Verified Critical Step Optimization for LLM Agents

As large language model agents tackle increasingly complex long-horizon tasks, effective post-training becomes critical. Prior work faces fundamental challenges: outcome-only rewards fail to precisely attribute credit to intermediate steps, estimated step-level rewards introduce systematic noise, and Monte Carlo sampling approaches for step reward estimation incur prohibitive computational cost. Inspired by findings that only a small fraction of high-entropy tokens drive effective RL for reasoning, we propose Critical Step Optimization (CSO), which focuses preference learning on verified critical steps, decision points where alternate actions demonstrably flip task outcomes from failure to success. Crucially, our method starts from failed policy trajectories rather than expert demonstrations, directly targeting the policy model's weaknesses. We use a process reward model (PRM) to identify candidate critical steps, leverage expert models to propose high-quality alternatives, then continue execution from these alternatives using the policy model itself until task completion. Only alternatives that the policy successfully executes to correct outcomes are verified and used as DPO training data, ensuring both quality and policy reachability. This yields fine-grained, verifiable supervision at critical decisions while avoiding trajectory-level coarseness and step-level noise. Experiments on GAIA-Text-103 and XBench-DeepSearch show that CSO achieves 37% and 26% relative improvement over the SFT baseline and substantially outperforms other post-training methods, while requiring supervision at only 16% of trajectory steps. This demonstrates the effectiveness of selective verification-based learning for agent post-training.
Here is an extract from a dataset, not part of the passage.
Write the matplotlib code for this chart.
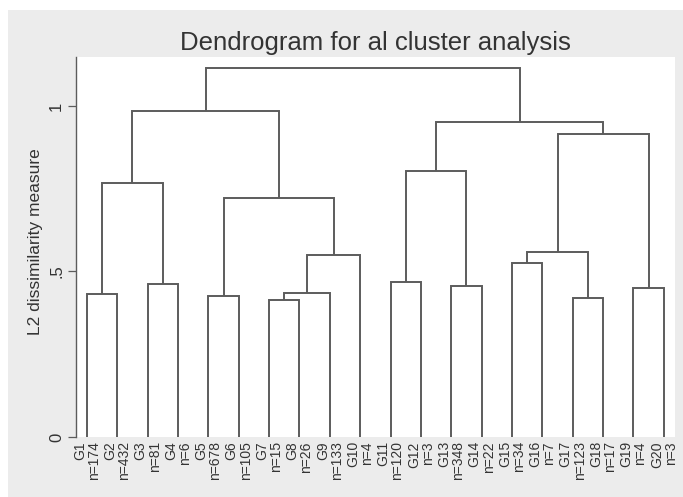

翻译：随着大语言模型智能体处理日益复杂的长期任务，有效的后训练变得至关重要。先前的工作面临根本性挑战：仅基于结果的奖励无法精确归因于中间步骤，估计的步骤级奖励会引入系统性噪声，而用于步骤奖励估计的蒙特卡洛采样方法则带来难以承受的计算成本。受"仅有一小部分高熵标记能有效驱动推理强化学习"这一发现的启发，我们提出了关键步骤优化（CSO），该方法将偏好学习聚焦于已验证的关键步骤——即那些可证明能通过不同行动将任务结果从失败翻转为成功的决策点。关键在于，我们的方法从失败的策略轨迹而非专家示范出发，直接针对策略模型的弱点。我们使用过程奖励模型（PRM）来识别候选关键步骤，利用专家模型提出高质量的替代行动，然后使用策略模型本身从这些替代行动继续执行直至任务完成。只有那些策略成功执行并产生正确结果的替代行动才会被验证并用作DPO训练数据，从而确保质量和策略可达性。这能在关键决策点提供细粒度、可验证的监督，同时避免了轨迹级监督的粗糙性和步骤级监督的噪声。在GAIA-Text-103和XBench-DeepSearch上的实验表明，CSO相比SFT基线分别实现了37%和26%的相对提升，并显著优于其他后训练方法，同时仅需对16%的轨迹步骤进行监督。这证明了基于选择性验证的学习对于智能体后训练的有效性。